Data for this exercise —
******************************
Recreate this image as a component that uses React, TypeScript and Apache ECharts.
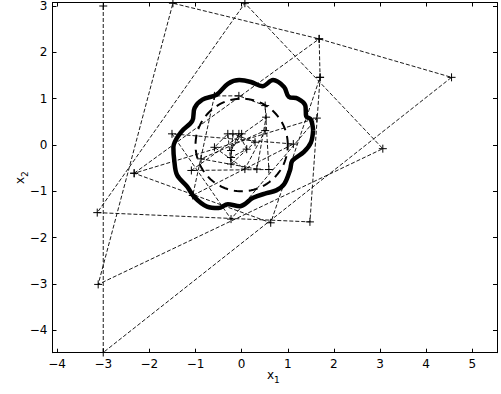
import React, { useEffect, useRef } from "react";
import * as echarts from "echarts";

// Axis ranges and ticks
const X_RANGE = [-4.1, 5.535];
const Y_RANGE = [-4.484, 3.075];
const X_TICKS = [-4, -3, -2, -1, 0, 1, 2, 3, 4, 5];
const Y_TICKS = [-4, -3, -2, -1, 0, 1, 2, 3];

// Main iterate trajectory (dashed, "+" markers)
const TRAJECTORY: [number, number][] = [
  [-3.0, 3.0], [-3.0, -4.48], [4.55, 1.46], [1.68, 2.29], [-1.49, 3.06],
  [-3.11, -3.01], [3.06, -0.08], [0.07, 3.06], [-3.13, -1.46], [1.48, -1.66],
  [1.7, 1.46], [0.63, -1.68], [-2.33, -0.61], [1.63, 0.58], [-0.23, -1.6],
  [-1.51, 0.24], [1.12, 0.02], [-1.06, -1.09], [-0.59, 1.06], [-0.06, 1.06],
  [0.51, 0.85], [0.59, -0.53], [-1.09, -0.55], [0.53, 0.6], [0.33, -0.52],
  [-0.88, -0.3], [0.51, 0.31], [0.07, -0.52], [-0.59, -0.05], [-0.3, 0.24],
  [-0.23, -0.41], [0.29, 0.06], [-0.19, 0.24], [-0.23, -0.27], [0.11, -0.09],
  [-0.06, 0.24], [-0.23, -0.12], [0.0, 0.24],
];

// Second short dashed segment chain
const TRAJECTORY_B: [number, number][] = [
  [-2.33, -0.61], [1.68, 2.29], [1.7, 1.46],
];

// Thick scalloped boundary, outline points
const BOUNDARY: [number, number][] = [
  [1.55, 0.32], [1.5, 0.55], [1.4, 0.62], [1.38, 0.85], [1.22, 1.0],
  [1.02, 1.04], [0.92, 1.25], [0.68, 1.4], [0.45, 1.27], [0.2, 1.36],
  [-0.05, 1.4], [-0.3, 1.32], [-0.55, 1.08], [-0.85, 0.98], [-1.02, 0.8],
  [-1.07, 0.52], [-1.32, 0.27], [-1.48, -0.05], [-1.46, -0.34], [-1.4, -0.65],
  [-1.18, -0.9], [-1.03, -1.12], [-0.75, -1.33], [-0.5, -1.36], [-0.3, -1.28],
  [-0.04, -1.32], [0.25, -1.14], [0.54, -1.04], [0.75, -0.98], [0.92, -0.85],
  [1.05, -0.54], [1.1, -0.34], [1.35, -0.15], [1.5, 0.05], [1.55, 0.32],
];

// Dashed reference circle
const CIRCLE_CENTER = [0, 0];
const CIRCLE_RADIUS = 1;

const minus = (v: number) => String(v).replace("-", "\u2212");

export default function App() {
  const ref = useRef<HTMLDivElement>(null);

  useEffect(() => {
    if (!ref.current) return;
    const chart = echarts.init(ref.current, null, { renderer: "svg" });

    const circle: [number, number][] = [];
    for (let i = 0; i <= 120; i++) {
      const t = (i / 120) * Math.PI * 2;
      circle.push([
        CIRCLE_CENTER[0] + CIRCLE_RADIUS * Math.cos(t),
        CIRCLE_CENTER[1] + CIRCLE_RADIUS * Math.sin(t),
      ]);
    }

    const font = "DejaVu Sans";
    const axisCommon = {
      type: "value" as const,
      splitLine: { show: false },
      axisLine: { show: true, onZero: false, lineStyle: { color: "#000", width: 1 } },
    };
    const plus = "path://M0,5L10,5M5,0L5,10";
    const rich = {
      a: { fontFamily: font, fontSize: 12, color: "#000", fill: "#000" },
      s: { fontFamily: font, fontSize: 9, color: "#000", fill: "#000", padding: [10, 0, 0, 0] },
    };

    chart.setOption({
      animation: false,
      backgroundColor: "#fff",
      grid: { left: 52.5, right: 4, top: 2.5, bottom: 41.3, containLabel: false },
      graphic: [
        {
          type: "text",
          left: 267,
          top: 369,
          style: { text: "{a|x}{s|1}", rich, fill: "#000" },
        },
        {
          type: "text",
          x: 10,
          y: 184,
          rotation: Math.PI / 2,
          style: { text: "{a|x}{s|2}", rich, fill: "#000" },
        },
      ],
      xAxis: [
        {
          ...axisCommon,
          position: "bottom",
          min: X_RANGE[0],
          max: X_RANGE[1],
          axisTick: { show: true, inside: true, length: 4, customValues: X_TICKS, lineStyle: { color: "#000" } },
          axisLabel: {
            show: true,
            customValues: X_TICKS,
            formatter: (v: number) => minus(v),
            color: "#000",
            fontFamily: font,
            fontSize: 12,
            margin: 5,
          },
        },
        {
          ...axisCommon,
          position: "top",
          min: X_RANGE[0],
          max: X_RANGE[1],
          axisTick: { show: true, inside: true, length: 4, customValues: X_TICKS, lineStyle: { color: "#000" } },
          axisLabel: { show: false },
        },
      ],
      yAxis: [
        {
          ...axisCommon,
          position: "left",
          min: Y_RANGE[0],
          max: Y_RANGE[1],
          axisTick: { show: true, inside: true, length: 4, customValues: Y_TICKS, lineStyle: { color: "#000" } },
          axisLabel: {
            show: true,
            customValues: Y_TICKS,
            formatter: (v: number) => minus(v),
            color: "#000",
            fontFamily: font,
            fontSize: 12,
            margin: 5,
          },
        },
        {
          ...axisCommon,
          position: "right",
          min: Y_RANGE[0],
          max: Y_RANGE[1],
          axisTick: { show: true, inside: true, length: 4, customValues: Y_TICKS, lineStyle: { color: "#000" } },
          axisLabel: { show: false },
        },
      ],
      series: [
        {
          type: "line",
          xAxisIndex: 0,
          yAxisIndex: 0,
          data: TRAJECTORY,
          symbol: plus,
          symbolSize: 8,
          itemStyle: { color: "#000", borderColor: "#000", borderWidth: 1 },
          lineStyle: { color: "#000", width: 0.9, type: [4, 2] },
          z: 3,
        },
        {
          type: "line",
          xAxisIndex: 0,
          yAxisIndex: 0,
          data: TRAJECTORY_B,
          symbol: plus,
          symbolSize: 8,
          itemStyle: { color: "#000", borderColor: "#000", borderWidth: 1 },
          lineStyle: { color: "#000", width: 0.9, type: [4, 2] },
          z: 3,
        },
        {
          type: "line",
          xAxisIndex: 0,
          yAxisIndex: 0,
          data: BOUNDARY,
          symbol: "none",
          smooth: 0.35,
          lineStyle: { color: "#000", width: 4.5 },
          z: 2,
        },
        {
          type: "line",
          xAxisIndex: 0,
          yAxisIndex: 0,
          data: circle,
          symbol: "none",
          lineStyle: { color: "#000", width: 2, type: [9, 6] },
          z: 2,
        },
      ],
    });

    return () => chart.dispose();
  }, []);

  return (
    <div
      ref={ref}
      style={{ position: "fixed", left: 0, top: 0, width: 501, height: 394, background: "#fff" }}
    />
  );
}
******************************
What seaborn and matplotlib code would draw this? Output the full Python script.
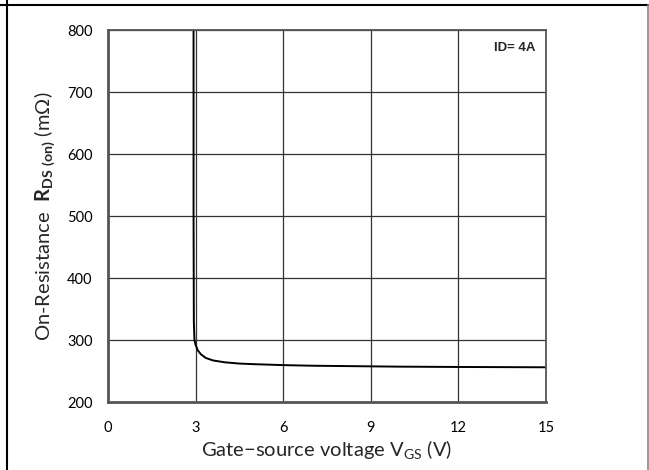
******************************
Short exercise — Copy out the listing above from the line containing "Recreate this image" to the line containing "import * as", both included, exactly as written and minus the images.

Written response —
Recreate this image as a component that uses React, TypeScript and Apache ECharts.
import React, { useEffect, useRef } from "react";
import * as echarts from "echarts";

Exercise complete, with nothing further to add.